DAYTONA BEACH, Fla. —There is new information on the South Carolina mother who drove her minivan full of children into the ocean in Daytona Beach.
Myrtle Beach television stations are reporting Ebony Wilkerson filed a sexual assault report against her husband six days ago. He was not arrested.
The Post and Courier in Charleston also reports Wilkerson was involved in a deadly crash in Palm Beach County in 2007. She was cited for improperly changing lanes on Interstate 95, causing another driver to crash.
The 32-year-old mother has been undergoing mental health exams after Tuesday's incident.
On Thursday, police said Wilkerson did not meet the requirements to be hospitalized under the Baker Act when they stopped her two hours before she drove into the ocean. Police now say that if they had known Wilkerson's family wanted her hospitalized, things may have turned out differently.
"The complaint is she's been a little off lately, she's been a victim of domestic abuse," said Daytona Beach Police Chief Mike Chitwood.
Wilkerson's sister, Jessica Harrell, told police she tried to convince her sister to stay with them, but Wilkerson refused and left the home on Bishop Butts Circle against the family's wishes. Harrell called 911.
"She's talking about Jesus and that there are demons in my house and that I'm trying to control her, but I'm trying to keep them safe," Harrell said on the 911 call.

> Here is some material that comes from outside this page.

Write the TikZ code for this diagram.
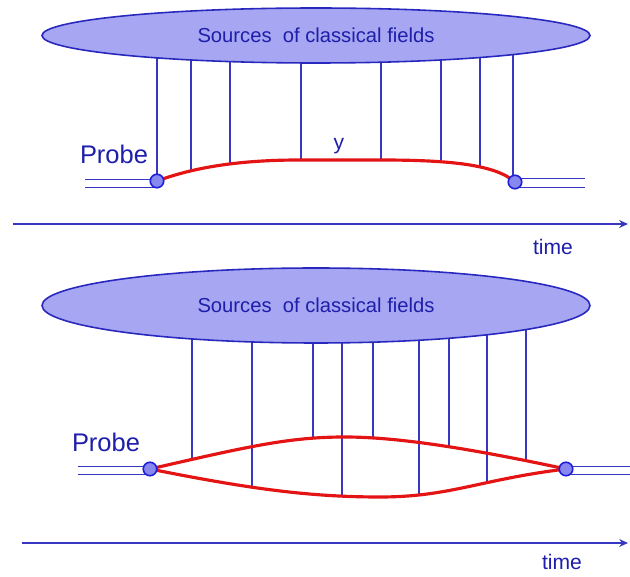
\documentclass[tikz,border=0pt]{standalone}
\usepackage{fontspec}
\setmainfont{Liberation Sans}
\usetikzlibrary{positioning, arrows.meta, shapes.geometric}
\definecolor{srcfill}{RGB}{166,166,242}
\definecolor{srcedge}{RGB}{40,40,190}
\definecolor{inkblue}{RGB}{30,30,170}
\definecolor{fieldblue}{RGB}{55,55,195}
\definecolor{pathred}{RGB}{228,20,20}
\definecolor{dotfill}{RGB}{135,135,240}
\definecolor{dotedge}{RGB}{30,30,215}

% classical paths of the probe (used for drawing and for clipping the field lines)
\newcommand{\pathone}{(a1) .. controls (3.9,8.2) and (4.8,8.34) .. (6.0,8.34) -- (7.6,8.34) .. controls (9.0,8.34) and (9.9,8.25) .. (b1)}
\newcommand{\pathup}{(a2) .. controls (5.0,2.62) and (5.8,2.80) .. (6.9,2.80) .. controls (8.0,2.80) and (9.5,2.55) .. (b2)}
\newcommand{\pathlow}{(a2) .. controls (5.0,1.76) and (6.2,1.60) .. (7.6,1.60) .. controls (9.0,1.60) and (9.6,1.95) .. (b2)}

\tikzset{
  source/.style={ellipse, draw=srcedge, fill=srcfill, line width=0.9pt, inner sep=0pt,
    font=\fontsize{11.5}{13}\selectfont, text=inkblue},
  field/.style={fieldblue, line width=0.6pt},
  worldline/.style={pathred, line width=1.8pt},
  probedot/.style={circle, draw=dotedge, fill=dotfill, line width=0.9pt,
    minimum size=0.27cm, inner sep=0pt},
  probeline/.style={draw=fieldblue, double=white, double distance=4.2pt, line width=0.6pt},
  timeaxis/.style={fieldblue, line width=0.7pt, -{Stealth[length=5pt, width=4.5pt]}},
  lbl/.style={text=inkblue, inner sep=0pt}
}

\begin{document}
\begin{tikzpicture}
  \useasboundingbox (0,0) rectangle (12.6,11.54);

  % ===== upper panel: a single classical path =====
  \coordinate (c1) at (6.32,10.83);
  \coordinate (a1) at (3.14,7.92);
  \coordinate (b1) at (10.30,7.90);
  % field lines, ending on the path
  \begin{scope}
    \clip (2.8,11.5) -- (2.8,7.92) -- \pathone -- (10.6,7.90) -- (10.6,11.5) -- cycle;
    \foreach \x in {3.14,3.82,4.60,6.02,7.62,8.82,9.60,10.26}
      \draw[field] (c1 -| \x,0) -- (\x,7.0);
  \end{scope}
  \node[source, minimum width=10.96cm, minimum height=1.1cm] (src1) at (c1)
    {Sources\ \ of classical fields};
  % incoming / outgoing probe
  \draw[probeline] (a1) ++(0,-0.045) -- ++(-1.44,0);
  \draw[probeline] (b1) ++(0,-0.02) -- ++(1.40,0);
  \draw[worldline] \pathone;
  \node[probedot] (pL1) at (a1) {};
  \node[probedot] (pR1) at (b1) {};
  \node[lbl, font=\fontsize{14.5}{16}\selectfont] (probe1) at (2.28,8.46) {Probe};
  \node[lbl, font=\fontsize{12}{14}\selectfont] (y1) at (6.78,8.62) {y};
  % time axis
  \coordinate (t1s) at (0.26,7.06);
  \coordinate (t1e) at (12.56,7.06);
  \draw[timeaxis] (t1s) -- (t1e);
  \node[lbl, font=\fontsize{12}{14}\selectfont] (time1) at (11.06,6.60) {time};

  % ===== lower panel: two paths (amplitude and conjugate) =====
  \coordinate (c2) at (6.32,5.43);
  \coordinate (a2) at (3.00,2.16);
  \coordinate (b2) at (11.32,2.16);
  % field lines ending on the upper path
  \begin{scope}
    \clip (2.7,6.0) -- (2.7,2.16) -- \pathup -- (11.6,2.16) -- (11.6,6.0) -- cycle;
    \foreach \x in {3.84,6.26,7.46,8.98,10.52}
      \draw[field] (c2 -| \x,0) -- (\x,1.0);
  \end{scope}
  % field lines ending on the lower path
  \begin{scope}
    \clip (2.7,6.0) -- (2.7,2.16) -- \pathlow -- (11.6,2.16) -- (11.6,6.0) -- cycle;
    \foreach \x in {5.04,6.84,8.38,9.74}
      \draw[field] (c2 -| \x,0) -- (\x,1.0);
  \end{scope}
  \node[source, minimum width=10.96cm, minimum height=1.5cm] (src2) at (c2)
    {Sources\ \ of classical fields};
  \draw[probeline] (a2) ++(0,-0.03) -- ++(-1.44,0);
  \draw[probeline] (b2) ++(0,-0.03) -- ++(1.30,0);
  \draw[worldline] \pathup;
  \draw[worldline] \pathlow;
  \node[probedot] (pL2) at (a2) {};
  \node[probedot] (pR2) at (b2) {};
  \node[lbl, font=\fontsize{14.5}{16}\selectfont] (probe2) at (2.12,2.70) {Probe};
  % time axis
  \coordinate (t2s) at (0.44,0.68);
  \coordinate (t2e) at (12.56,0.68);
  \draw[timeaxis] (t2s) -- (t2e);
  \node[lbl, font=\fontsize{12}{14}\selectfont] (time2) at (11.24,0.30) {time};
\end{tikzpicture}
\end{document}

Harrell mentioned to the 911 operator that family had tried and failed to hospitalize Wilkerson Monday for mental health care, but the officers who stopped Wilkerson's black van didn't know that and when they called Harrell, she didn't mention it.
"Had we had that piece of information that the family wanted her Baker Acted or wanted her to voluntarily Baker Act herself that may have had a different spin on it," Chitwood said.
It is not known if Wilkerson has told investigators why she drove into the ocean.
Her three children, who were in the minivan, were rescued. They remain in the custody of Florida Department of Children and Families. Once a background check is completed, officials expect to release the children to family members in the Central Florida region.